If you think that was a smooth move, fast forward to May 2012. As student body president of his MBA class, Haimann gave the commencement speech at graduation, ending it by proposing marriage to Krainen (find a video of the proposal here). He even got down on one knee and pulled out a ring. She accepted on the spot. Zais was one of the chuppah bearers at their wedding.
Meet me in St. Louis
Haimann is now a partner at a downtown startup called Less Annoying CRM (customer relationship management), where he oversees business development. The company, which makes customer management software for small businesses, was begun 10 years ago by two brothers in San Francisco, but it moved to St. Louis in 2014 after receiving an Arch Grant through its annual competition.
To say Haimann loves his current job is an understatement.
“If this is my last job, I will be one of the happiest people ever,” he said. “If you can work with smart, capable, good people aligned around a singular mission and vision then you are blessed. I am blessed.”
As a result of working and living in St. Louis, Haimann has become a huge booster of the region. He wasn’t completely unfamiliar with it before moving here a decade ago.
His father, Mark Haimann, an ophthalmologist, grew up here and graduated from John Burroughs School. His maternal great uncle, Israel Treiman, came to St. Louis from Russia at age 6. He was the first Jewish American Rhodes scholar in Oxford, England, where he received a doctorate in 1927. In 1939, at age 30, Treiman became the youngest member of the Washington University law faculty and its only Jewish law professor.
Today, Alex Haimann sits on the board of the St. Louis Sports Commission where — no big surprise — he is the youngest commissioner. He also is on the board of Downtown St. Louis.
Marc Schreiber, vice president of marketing and development at the St. Louis Sports Commission, said: “When we talk about attracting and retaining talented young professionals in our community, (Alex) is exactly the kind of person we need here to help St. Louis grow and move ahead. He’s bright, thoughtful, and cares greatly about our region.

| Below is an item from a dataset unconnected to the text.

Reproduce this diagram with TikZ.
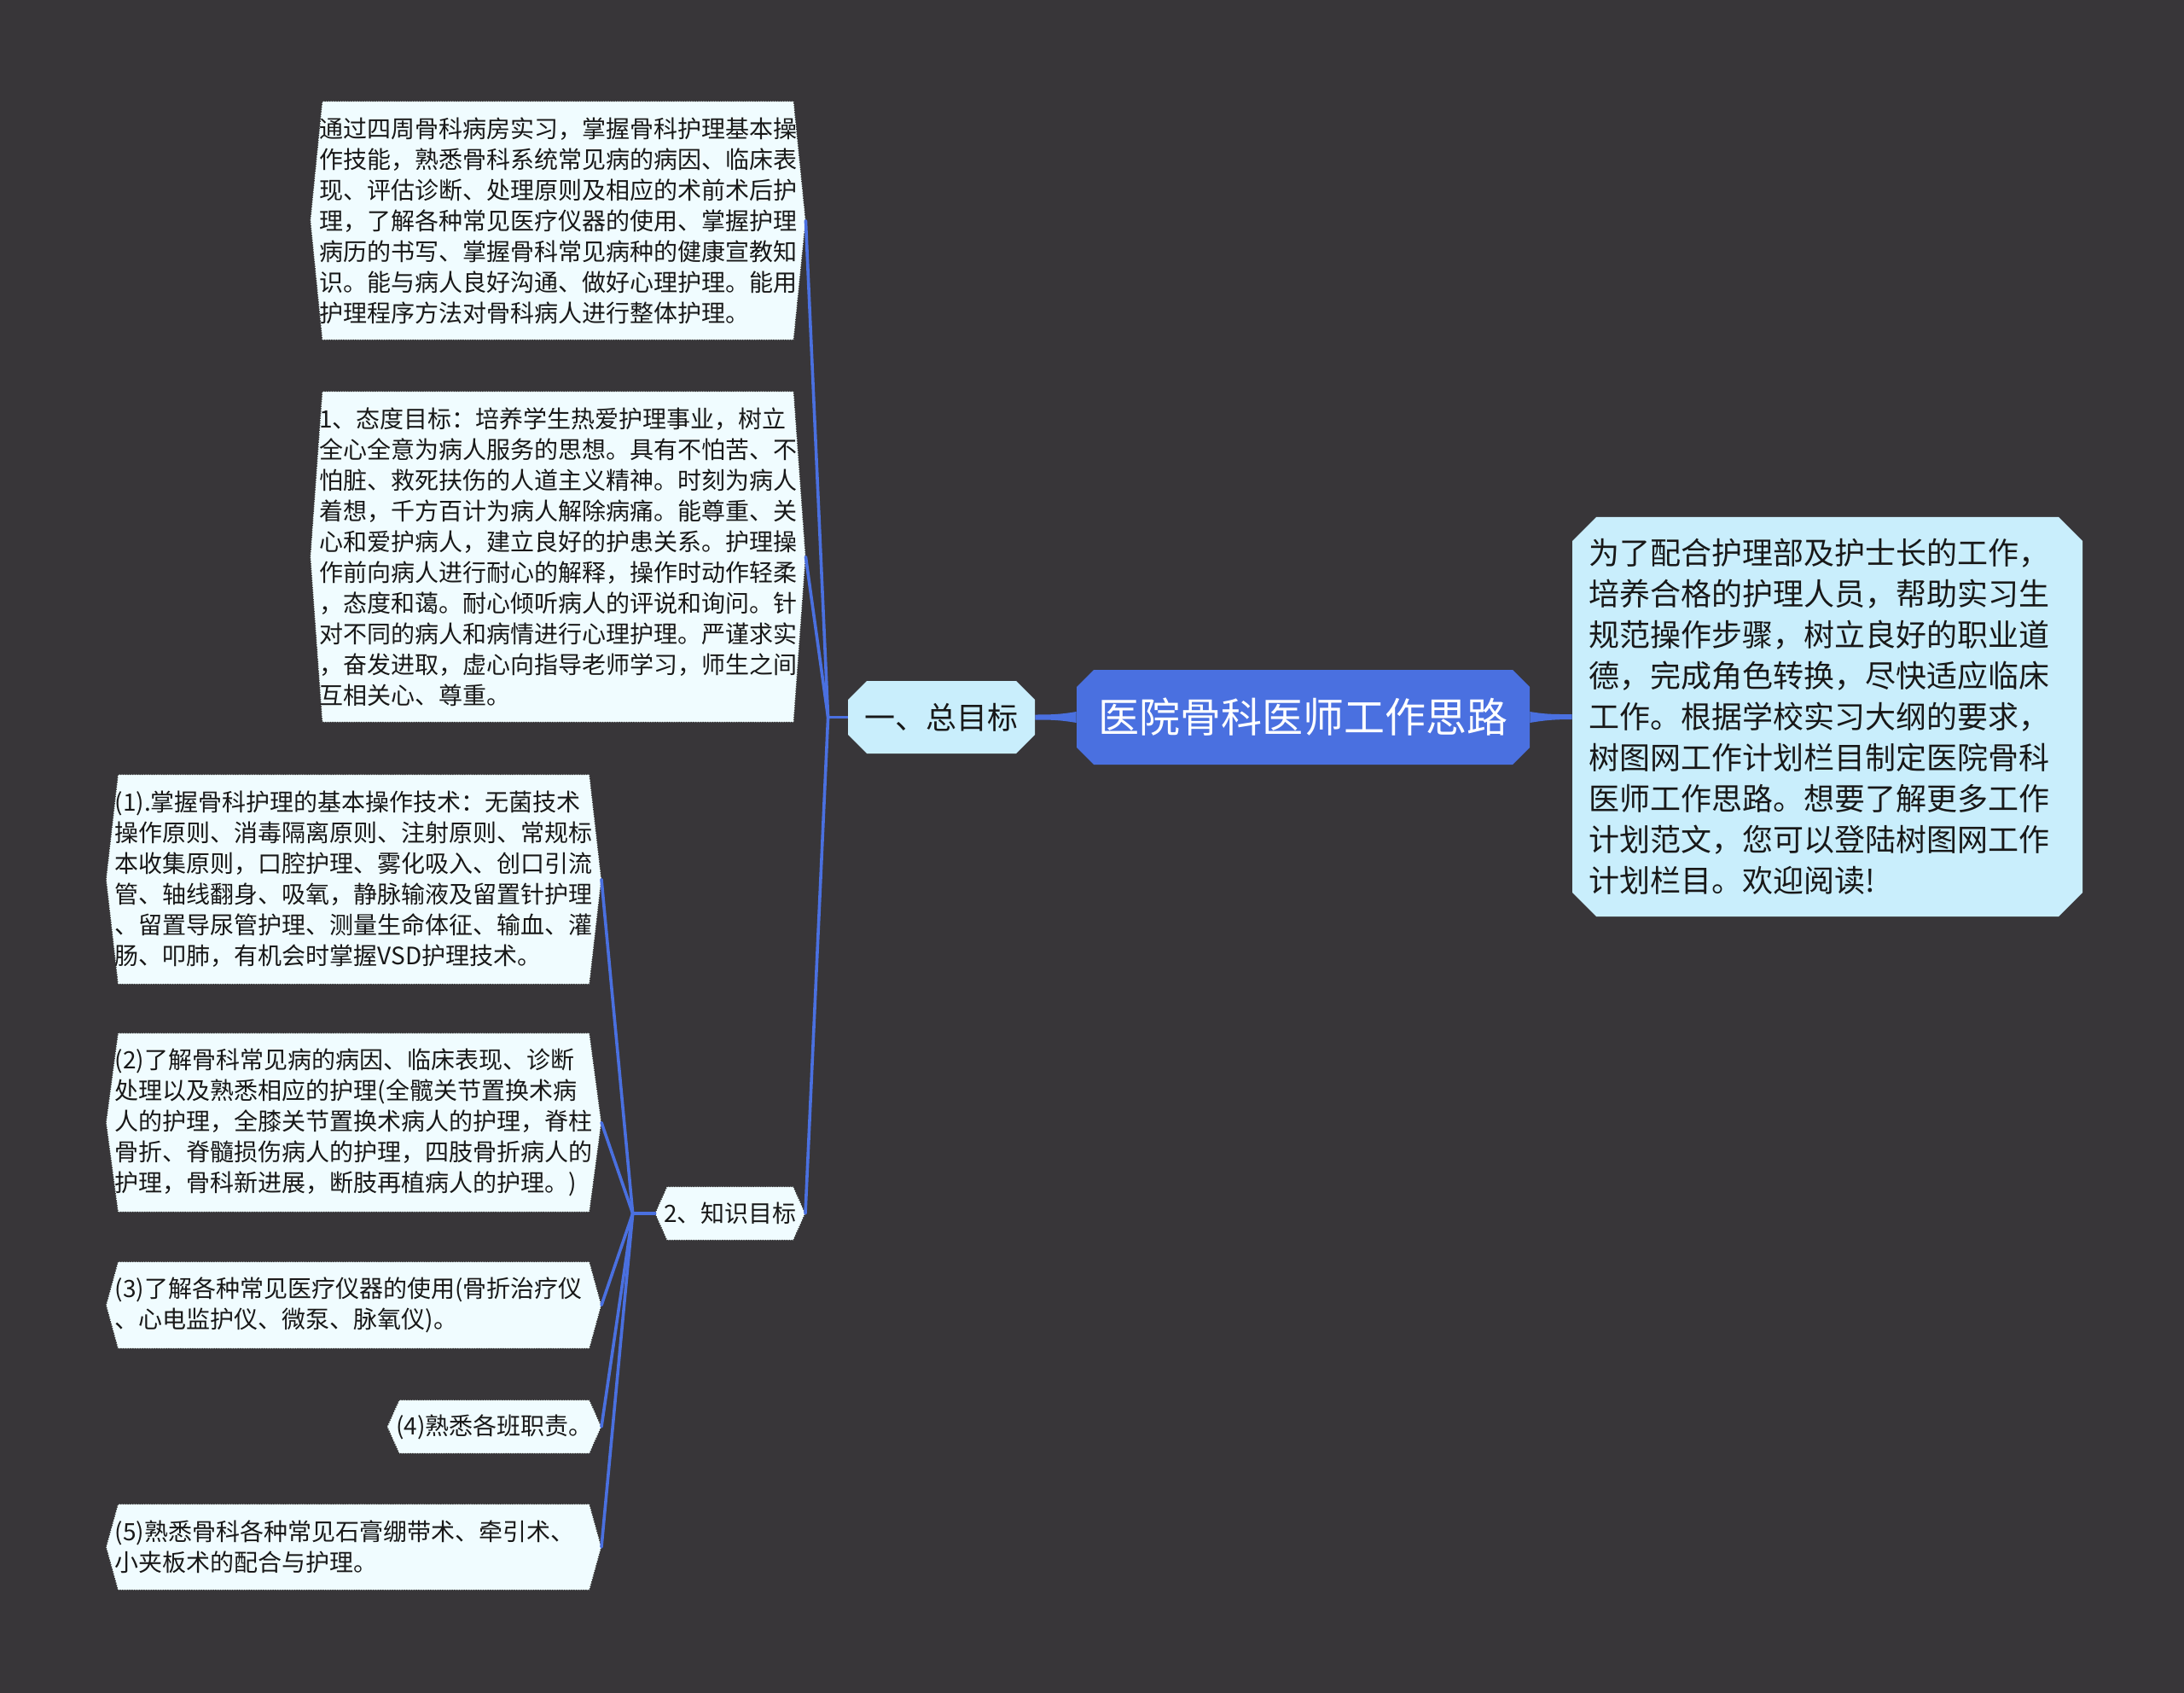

“I like to joke about this with Alex: Out of the 140-plus members of our board, I think Alex is the only one who is not a sports fan. But that’s OK, because he still has a deep understanding and appreciation of the positive impact our efforts and sports in general have on St. Louis.”
Haimann contends that his Jewish upbringing and values inform everything he does, from being a husband and father to his job, to his love of St. Louis, to stamp collecting.
“The collecting and stamp part of me feels I am a custodian for our (Jewish) faith and tradition,”said Haimann. “Being Jewish is about living your life in the best way you can for yourself, for your family and for your community. The positive impacts you can make on people create more goodness in the world.”